Mais l’absence de normalisation d’Ajax n’est-elle pas rédhibitoire pour les entreprises qui souhaiteraient l’exploiter dans le cadre de ses applications?
FC : Au contraire! Ajax repose sur des technologies standardisées par le W3C (XHTML, CSS, DOM?) il ne disparaîtra jamais. A moins que le XHTML disparaisse aussi? En revanche, il rencontre de gros problèmes de maintenance et de lisibilité du code. Sans parler des questions ergonomiques liées au pervertissement du concept de navigation page à page. Il manque par ailleurs de puissance vis à vis de solutions beaucoup plus robustes comme .Net ou Java. Et son manque de maturité le dessert.
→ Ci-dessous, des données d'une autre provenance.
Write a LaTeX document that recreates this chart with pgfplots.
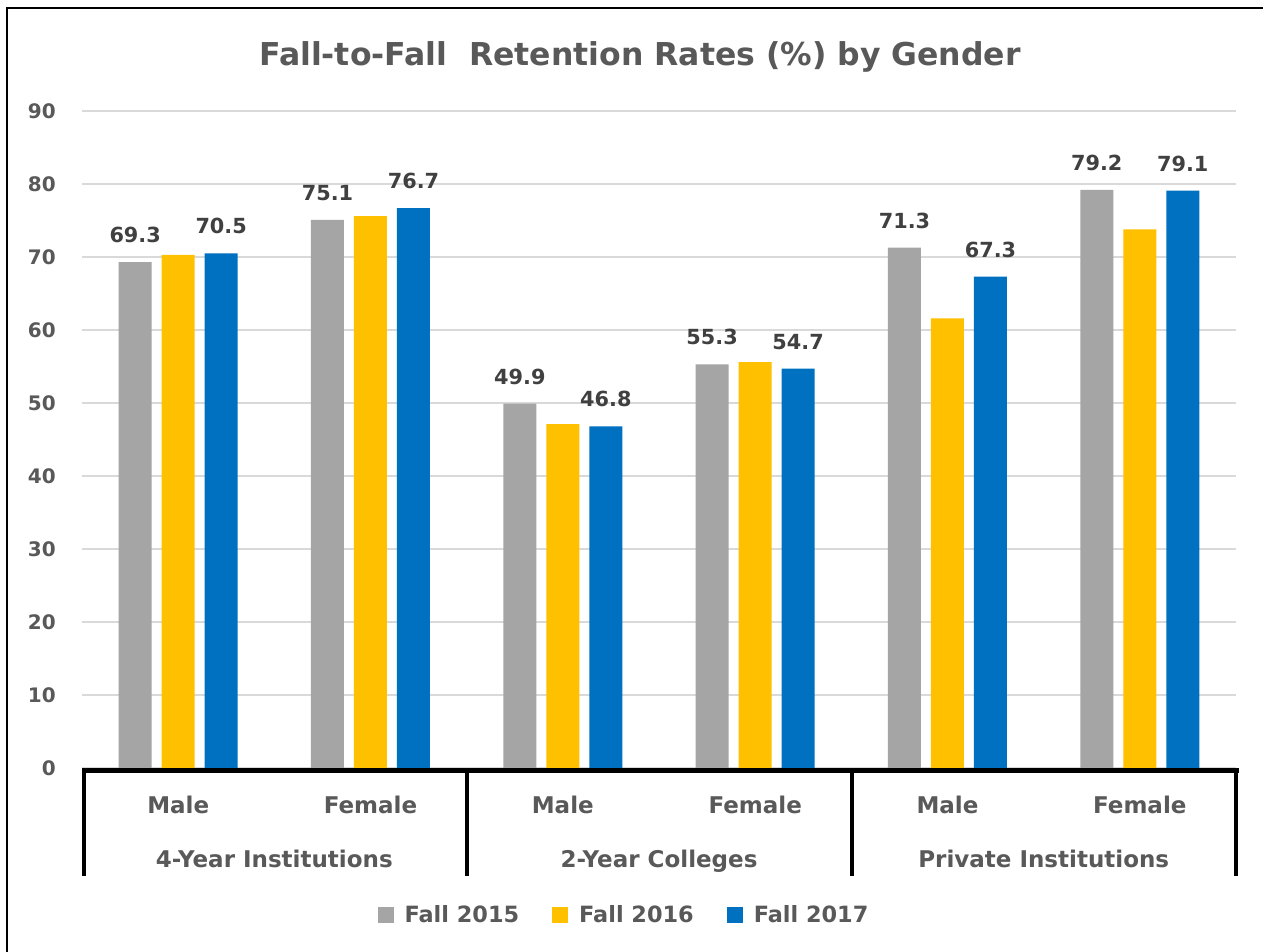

Quels sont les principaux outils de développement Ajax?
FC : il existe surtout des bibliothèques pour générer de l’Ajax : Aajx.net (en .Net), PEAR (en PHP), Struts-Layout (en Java), SAjax (multi-plateforme). Les développeurs peuvent également exploiter des framework Javascript comme Dojo ou Prototype, ainsi que des bibliothèques qui les exploitent (script.acoulo.us ou OpenRico). De plus, Ajax est fortement utilisé dans des languages comme Ruby On Rails.

Ajax va-t-il s’étendre et s’imposer en 2006? Et dans quels domaines du web?
FC : S’étendre oui, s’imposer c’est encore dur à dire. Potentiellement, tous les domaines du web peuvent en bénéficier, il faut juste l’utiliser à bon escient.